Webhook Replay Shields: Building Idempotent Handlers That Do Not Blink



Hook: The Retry Storm That Paid the Same Invoice Twice
Your billing system consumes Stripe webhooks. A transient network blip causes Stripe to retry the invoice.paid event five times. Your handler validates the signature, but the processing logic is not idempotent: it credits the customer account and triggers an email each time. Later that month, an attacker replays older events with valid signatures, causing duplicate payouts. You discover there is no replay guard, no nonce table, and no visibility into which events were processed.
In this article we build webhook handlers that absorb replays safely. We cover signature verification, nonce storage, rate limiting, and tests you can run locally with real payloads. Examples use Express (Node.js) and Rails, but the patterns apply widely.
The Problem Deep Dive
Webhooks are attractive targets because:
- Signatures validate authenticity but not uniqueness. Attackers can replay signed payloads within allowed windows.
- Handlers often mutate state. Idempotency is an afterthought.
- Infrastructure retries. Load balancers or API gateways duplicate requests.
- Clock skew. Timestamp validation fails when system clocks drift.
Example anti-pattern in Node:
app.post("/stripe/webhook", bodyParser.raw({ type: "application/json" }), (req, res) => {
const event = stripe.webhooks.constructEvent(req.body, req.headers["stripe-signature"], secret);
if (event.type === "invoice.paid") {
creditAccount(event.data.object.customer);
}
res.sendStatus(200);
});
No replay detection, no logging, and creditAccount is not idempotent.
Technical Solutions
Quick Patch: Idempotency Store
Store event IDs in a durable store (Redis, Postgres).
const processedKey = `stripe:event:${event.id}`;
const inserted = await redis.set(processedKey, "1", { NX: true, EX: 24 * 3600 });
if (!inserted) {
return res.sendStatus(200);
}
Rails example:
processed = ProcessedEvent.find_or_initialize_by(event_id: event.id)
return head :ok if processed.persisted?
processed.save!
Durable Fix: Signature + Timestamp + Nonce
- Verify signature using vendor SDK.
- Validate timestamp within a small window (5 minutes).

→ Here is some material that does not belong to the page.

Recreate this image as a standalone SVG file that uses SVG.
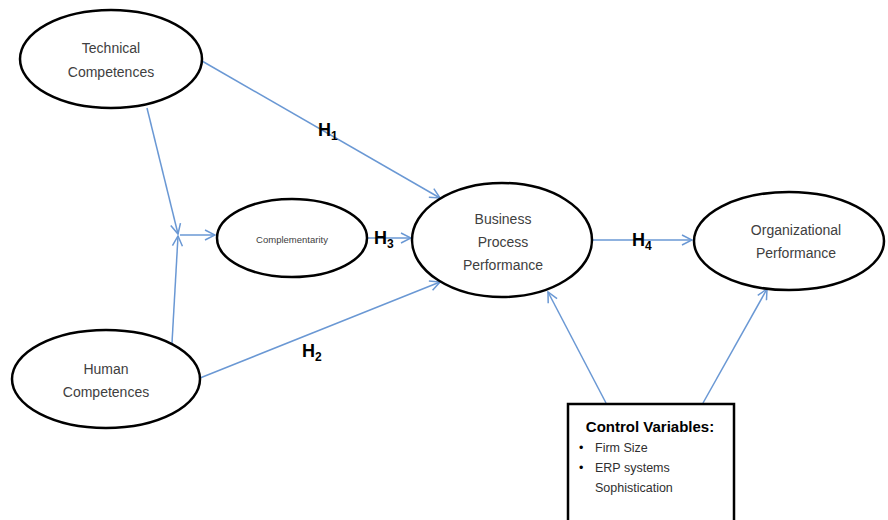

- Store event ID with TTL.
- For mutable operations, wrap business logic in transactions.
Node (Express):
const tolerance = 5 * 60;
const signature = req.headers["stripe-signature"] as string;
const event = stripe.webhooks.constructEvent(req.body, signature, secret, tolerance);
const inserted = await redis.set(processedKey, now.toString(), { NX: true, EX: 7 * 24 * 3600 });
if (!inserted) {
logger.info({ eventId: event.id }, "duplicate webhook ignored");
return res.sendStatus(200);
}
await processInvoice(event.data.object);
res.sendStatus(200);
Event Schema Validation
Ensure payload matches expected structure. Use zod in Node or ActiveModel::Type in Rails to coerce types. Reject unexpected fields to avoid deserialization exploits.
Side Effects in Transactions
Wrap state mutations in transactions:
ActiveRecord::Base.transaction do
account = Account.lock.find_by!(stripe_customer: customer_id)
account.credit!(amount)
WebhookLog.create!(event_id: event.id, payload: payload)
end
If processing fails, delete the processed marker or use SETNX with short TTL so replays retry work.
Monitoring and Alerting
- Log event IDs, timestamps, client IPs.
- Expose metrics for
webhook.duplicates,webhook.signature_failures. - Alert when duplicates spike.
Alprina Policies
Detect missing replay guards by scanning for webhook controllers without ProcessedEvent checks. Ensure timestamp tolerance configs exist.
Testing & Verification
- Use vendor CLI (
stripe trigger) to send test events. Run integration tests verifying duplicates are ignored. - Write unit tests for the nonce store, including TTL expiry.
- Simulate clock skew by adjusting system time or mocking
Date.now(). - Run load tests with k6 or autocannon to ensure Redis/Postgres scaling handles bursts.
Common Questions & Edge Cases
What if Redis goes down? Fallback to database or fail closed (return 500 so vendor retries later). Monitor cache availability.
How long should I store event IDs? At least as long as vendors might retry (Stripe: 24h+). Many teams keep 7-30 days for forensics.
Can we rely on vendor idempotency keys? Some APIs provide idempotency keys per request. Use them, but still record events locally.
What about multi-tenant environments? Namespace keys by tenant ID to avoid collisions and cross-tenant leakage.
Do we need WAF rules? Rate limiting and IP allow lists help, but signatures and idempotency are primary defenses.
Conclusion
A secure webhook handler treats every request as potentially repeated. Verify signatures, limit time windows, store processed IDs, and wrap side effects in transactions. With these guardrails in place, retry storms and replay attacks become routine events, not incidents.